During the little time in which people managed to get out however some amazing totals were collected including huge numbers of common migrants heading south in the small window of opportunity.
The highlights of the day included the Buff-bellied Pipit still on the west coast. It was seen by one of our guests just a little further north than where it has been. Shortly after this the first two Yellow-browed Warblers of the year were found in the withys and at the farm. This little Siberian vagrant is becoming increasingly more common and a year without one now has become the oddity. Next a flock of gulls heading south down the west coast had two Egrets with them, one of which much larger than the other. The larger one could be idenified as a Great White Egret but the small was not seen well enough. In addition to these oddities there were also a few scarcities including four Lapland Buntings all heard in various places, a Pied Flycatcher at the observatory, along with a Firecrest and a Lesser Whitethroat too.

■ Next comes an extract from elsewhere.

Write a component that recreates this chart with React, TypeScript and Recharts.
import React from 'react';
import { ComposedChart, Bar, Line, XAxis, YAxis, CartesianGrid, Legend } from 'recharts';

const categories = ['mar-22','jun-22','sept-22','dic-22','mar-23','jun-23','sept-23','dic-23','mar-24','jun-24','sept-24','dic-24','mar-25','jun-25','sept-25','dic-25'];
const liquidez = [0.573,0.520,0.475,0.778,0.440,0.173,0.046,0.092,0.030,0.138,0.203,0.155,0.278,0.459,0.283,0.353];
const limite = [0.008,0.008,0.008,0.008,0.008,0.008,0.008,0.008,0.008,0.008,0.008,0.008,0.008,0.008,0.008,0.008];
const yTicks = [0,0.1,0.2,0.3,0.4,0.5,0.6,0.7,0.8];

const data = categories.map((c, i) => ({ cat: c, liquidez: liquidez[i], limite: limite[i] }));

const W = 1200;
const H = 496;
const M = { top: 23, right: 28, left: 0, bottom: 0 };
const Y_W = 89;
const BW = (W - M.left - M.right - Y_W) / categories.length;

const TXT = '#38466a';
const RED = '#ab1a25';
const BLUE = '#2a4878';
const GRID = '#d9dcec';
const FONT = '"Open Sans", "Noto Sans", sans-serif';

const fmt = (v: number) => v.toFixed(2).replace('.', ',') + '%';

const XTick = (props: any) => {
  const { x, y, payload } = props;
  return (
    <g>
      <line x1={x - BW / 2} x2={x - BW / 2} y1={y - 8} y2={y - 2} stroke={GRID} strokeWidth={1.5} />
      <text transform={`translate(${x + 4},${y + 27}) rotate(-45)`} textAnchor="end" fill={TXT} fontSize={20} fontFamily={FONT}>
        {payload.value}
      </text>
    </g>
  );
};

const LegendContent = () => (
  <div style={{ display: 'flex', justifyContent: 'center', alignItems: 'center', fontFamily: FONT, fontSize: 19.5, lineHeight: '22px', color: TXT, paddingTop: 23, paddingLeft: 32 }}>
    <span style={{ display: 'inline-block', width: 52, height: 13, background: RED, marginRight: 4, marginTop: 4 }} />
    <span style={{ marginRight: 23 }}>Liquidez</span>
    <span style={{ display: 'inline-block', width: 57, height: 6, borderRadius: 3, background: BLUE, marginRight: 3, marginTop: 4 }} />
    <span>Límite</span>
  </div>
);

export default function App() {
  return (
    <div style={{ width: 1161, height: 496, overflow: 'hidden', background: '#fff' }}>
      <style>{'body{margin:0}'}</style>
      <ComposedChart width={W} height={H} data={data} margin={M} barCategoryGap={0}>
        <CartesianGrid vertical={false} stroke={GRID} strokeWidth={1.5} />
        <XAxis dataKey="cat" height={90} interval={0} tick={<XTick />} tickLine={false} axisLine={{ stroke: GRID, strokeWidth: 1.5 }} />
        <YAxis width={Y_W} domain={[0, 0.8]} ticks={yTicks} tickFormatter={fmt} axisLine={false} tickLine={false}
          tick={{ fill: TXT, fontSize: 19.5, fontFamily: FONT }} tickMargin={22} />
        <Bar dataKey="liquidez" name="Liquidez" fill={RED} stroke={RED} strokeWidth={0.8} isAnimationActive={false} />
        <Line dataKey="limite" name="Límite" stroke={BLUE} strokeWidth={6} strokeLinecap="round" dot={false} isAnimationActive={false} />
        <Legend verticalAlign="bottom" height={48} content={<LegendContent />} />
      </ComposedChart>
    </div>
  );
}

During this short window it become obvious that common migrants were making their way through the island with high counts of Meadow Pipits, swallows and Skylarks all being seen and heard. A venture onto the mountain behind the farm saw a host of migrants both streeming over and grounded by the rain as it moved in. Some of the best counts were made up of 496 Meadow Pipits, 858 Swallows and 102 Skylarks with additions including 13 Siskins, 28 Chaffinches, 57 Goldcrests, 51 Chiffchaffs, five Blackcaps, four Song Thrush, 32 Stonechats, 43 Robins, three Grey Wagtails, 27 White Wagtails and small numbers of waders; a single Snipe, six Purple Sandpipers and two Golden Plover.